KS3 Maths assistance please - teachers?(7 Posts)
DD now year 7 is in top group in maths but although she understands the work in class doesnt seem to confidently complete her homework and is always asking for reassurance. So I asked a teacher from our primary school to give her an hour each week just for this half term to build her confidence (her maths teacher wont move her down a group as she feels she has the ability). Anyway tutor came last night and seems to think she's working at year 9 maths and in front of him she performed well. He has recommended getting a tutoring programme for the PC instead of paying him each week. So can anyone recommend a tutoring (not testing/revision) programme geared for KS3 (and he seemed to think KS4) and also what is actually covered in the KS3 curriculum? She has covered standard form, function machine, algebra (albeit did this at primary), sequencing, etc and i think are going onto trigonometry.
And as a primary teacher, I am not sure how I would judge a child to be working at year 9 level.......are they a maths specialist? Just wondering??
he's the maths mentor type person (?) for the borough. He also does some further education work (which came after he was shortlisted for Tof theY award last year)
Aha!!!!! That makes a lot of sense then!!! Sorry for casting asspurtions (sp??)
Anyway - you need Fisil - secondary head of maths department. I am a mere brain dead, hormonal jack of all trades master of none primary teacher
its ok - esp after the calibre of teacher you're used to at our school
found it - thanks for pointing me in this direction popsy!
I am currently pg and have been off sick for the last 6 weeks trying not to think about work, so I will do my best to help you, but I can't promise the best answer!
Firstly the topics you mention do sound very good: standard form, for example, is generally level 7 work as it involves manipulation of powers (although it can be level 5 or 6 in some circumstances). I wonder if the difficulties actually come from the teacher or class she's in. I find that our top sets contain students who are cocky but not especially good and students who have a natural ability or try really hard, but condemn themselves constantly. It sounds like your daughter falls into this second category and it is very important for a teacher to recognise and support such students. Her response (not moving her down) would suggest that she is aware that your daughter is this type. However, as you can imagine, the cocky weaker students are often the ones who get more attention, and may even appear to be getting more correct as they will be putting their hand up (and if the teacher's doing her job right she'll be focusing them on their work by praising their efforts). But the teacher should also be making sure your daughter is aware of her ability and how well she is progressing.
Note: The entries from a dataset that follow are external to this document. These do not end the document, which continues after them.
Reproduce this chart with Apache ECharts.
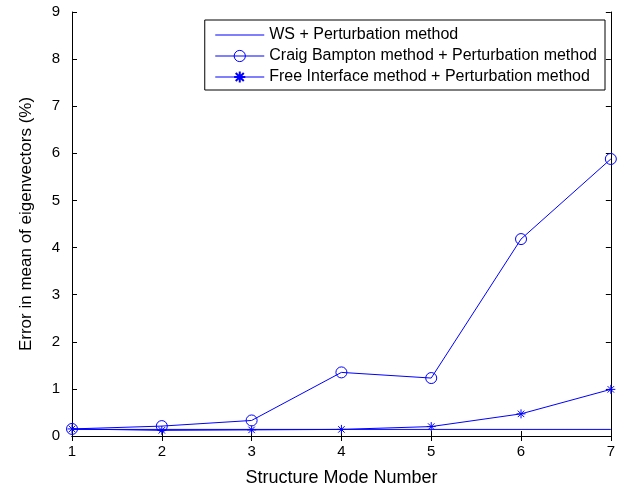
<!DOCTYPE html>
<html>
<head>
<meta charset="utf-8">
<script src="https://cdn.jsdelivr.net/npm/echarts@6/dist/echarts.min.js"></script>
<style>
  html, body { margin: 0; padding: 0; background: #fff; }
  #chart { width: 618px; height: 494px; }
</style>
</head>
<body>
<div id="chart"></div>
<script>
// structure mode numbers on the x axis
const modes = [1, 2, 3, 4, 5, 6, 7];
const wsValues = [0.14, 0.14, 0.14, 0.14, 0.14, 0.14, 0.14];
const craigValues = [0.15, 0.21, 0.33, 1.35, 1.23, 4.18, 5.88];
const freeValues = [0.15, 0.12, 0.13, 0.14, 0.2, 0.47, 0.99];
const seriesNames = [
  'WS + Perturbation method',
  'Craig Bampton method + Perturbation method',
  'Free Interface method + Perturbation method'
];

const font = 'Liberation Sans, Arial, sans-serif';
const blue = '#0000ff';
const asterisk = 'path://M0,-5L0,5M-5,0L5,0M-3.6,-3.6L3.6,3.6M-3.6,3.6L3.6,-3.6';

function pairs(vals) {
  return modes.map((m, i) => [m, vals[i]]);
}

const chart = echarts.init(document.getElementById('chart'));

const boxAxis = {
  axisLine: { show: true, lineStyle: { color: '#000', width: 1 } },
  axisTick: { show: true, inside: true, length: 5, lineStyle: { color: '#000' } },
  splitLine: { show: false }
};

chart.setOption({
  animation: false,
  backgroundColor: '#fff',
  grid: { left: 72, right: 6, top: 12, bottom: 58 },
  legend: {
    orient: 'vertical',
    right: 13,
    top: 20,
    backgroundColor: '#fff',
    borderColor: '#000',
    borderWidth: 1,
    borderRadius: 0,
    padding: [7, 8, 5, 10],
    itemGap: 5,
    itemWidth: 49,
    itemHeight: 14,
    lineStyle: { width: 1 },
    textStyle: { fontFamily: font, fontSize: 16, color: '#000' },
    data: [
      { name: seriesNames[0], itemStyle: { color: 'rgba(0,0,0,0)', borderWidth: 0 } },
      { name: seriesNames[1], itemStyle: { color: 'rgba(0,0,0,0)', borderColor: blue, borderWidth: 1 } },
      { name: seriesNames[2] }
    ]
  },
  xAxis: [
    Object.assign({
      type: 'value', min: 1, max: 7, interval: 1,
      name: 'Structure Mode Number', nameLocation: 'middle', nameGap: 33,
      nameTextStyle: { fontFamily: font, fontSize: 18, color: '#000' },
      axisLabel: { fontFamily: font, fontSize: 15, color: '#000', margin: 8 }
    }, boxAxis),
    Object.assign({
      type: 'value', min: 1, max: 7, interval: 1, position: 'top',
      axisLabel: { show: false }
    }, boxAxis)
  ],
  yAxis: [
    Object.assign({
      type: 'value', min: 0, max: 9, interval: 1,
      name: 'Error in mean of eigenvectors (%)', nameLocation: 'middle', nameGap: 37,
      nameTextStyle: { fontFamily: font, fontSize: 17, color: '#000' },
      axisLabel: { fontFamily: font, fontSize: 15, color: '#000', margin: 12 }
    }, boxAxis),
    Object.assign({
      type: 'value', min: 0, max: 9, interval: 1, position: 'right',
      axisLabel: { show: false }
    }, boxAxis)
  ],
  series: [
    {
      name: seriesNames[0], type: 'line', data: pairs(wsValues),
      showSymbol: false, symbol: 'none',
      lineStyle: { color: blue, width: 1 }, itemStyle: { color: blue }
    },
    {
      name: seriesNames[1], type: 'line', data: pairs(craigValues),
      symbol: 'circle', symbolSize: 11,
      lineStyle: { color: blue, width: 1 },
      itemStyle: { color: 'rgba(0,0,0,0)', borderColor: blue, borderWidth: 1 }
    },
    {
      name: seriesNames[2], type: 'line', data: pairs(freeValues),
      symbol: asterisk, symbolSize: 9,
      lineStyle: { color: blue, width: 1 },
      itemStyle: { color: blue, borderColor: blue, borderWidth: 1 }
    }
  ]
});
</script>
</body>
</html>
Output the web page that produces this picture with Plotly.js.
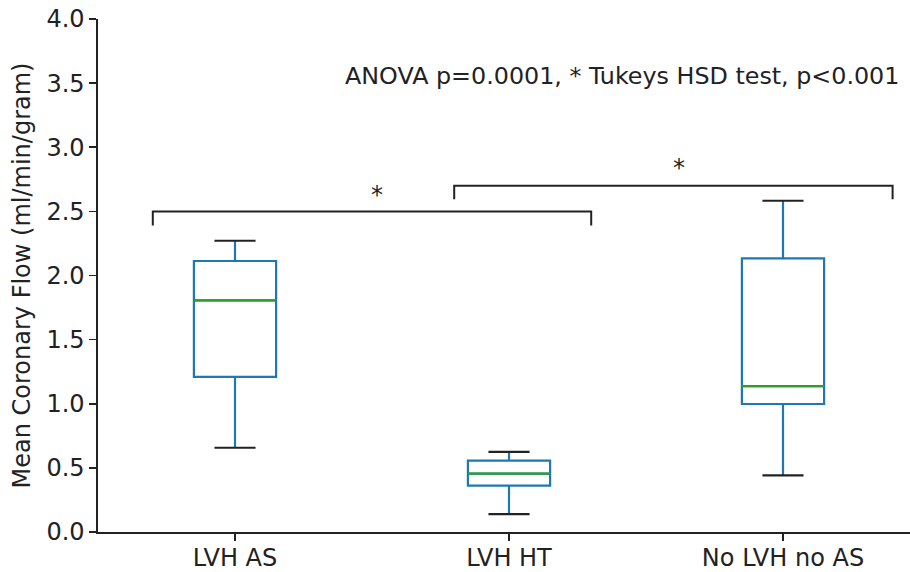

Another problem with bright students and mathematics (and the reason why I turned away from maths after A-levels for a while) is the fact that it can appear that questions are either right or wrong. This can be devastating for a hard working student who has perfectionist tendencies! I am fascinated by the academic research that has been done on this subject, but I won't go into all that here. Basically there have been attempts to get rid of the black and white nature of mathematics and to teach it using open ended questions. The Numeracy Strategy is brilliant at this (not at everything, but in this case it is) and it sounds like her primary school was really clued up to developments in mathematics education, so I bet she got that a lot! However, many secondary schools/teachers have not embraced this and you can get very unimaginative text book based teaching where the emphasis is on how many questions you got right (or wrong!). If your daughter's teacher is like this, I'm sorry. If you think that the department is a strong and progressive one, but this teacher is being very traditional, then contact the Head of Department. As a HoD I have done loads of work over the past few years to overcome this problem, yet I know there are still members of my department who make excellent students hate mathematics because they don't enable them to explore the subject but instead do their confidence in!
Now I will get to your question. I suggest that it is not tutoring programmes you need but enrichment programmes. I get a couple of publications from the mathematical associations designed to develop and excite bright young mathematicians. They are called Symmetry Plus and Mathematical Pie (sic). I belong to both assocs and can't remember which comes from which, but visit them mathematical association and association of teachers of mathematics . There are also excellent websites, such as nrich . A google search of something like "maths fun" brings up some fairly good stuff too.
I also enjoy going to the childrens reference section in bookshops, or the popular science mathematics section and getting great books such as The Number Devil
I've gone on a bit, I hope I've been useful. Ask away if I've been a bit unclear or got it all wrong, or missed anything!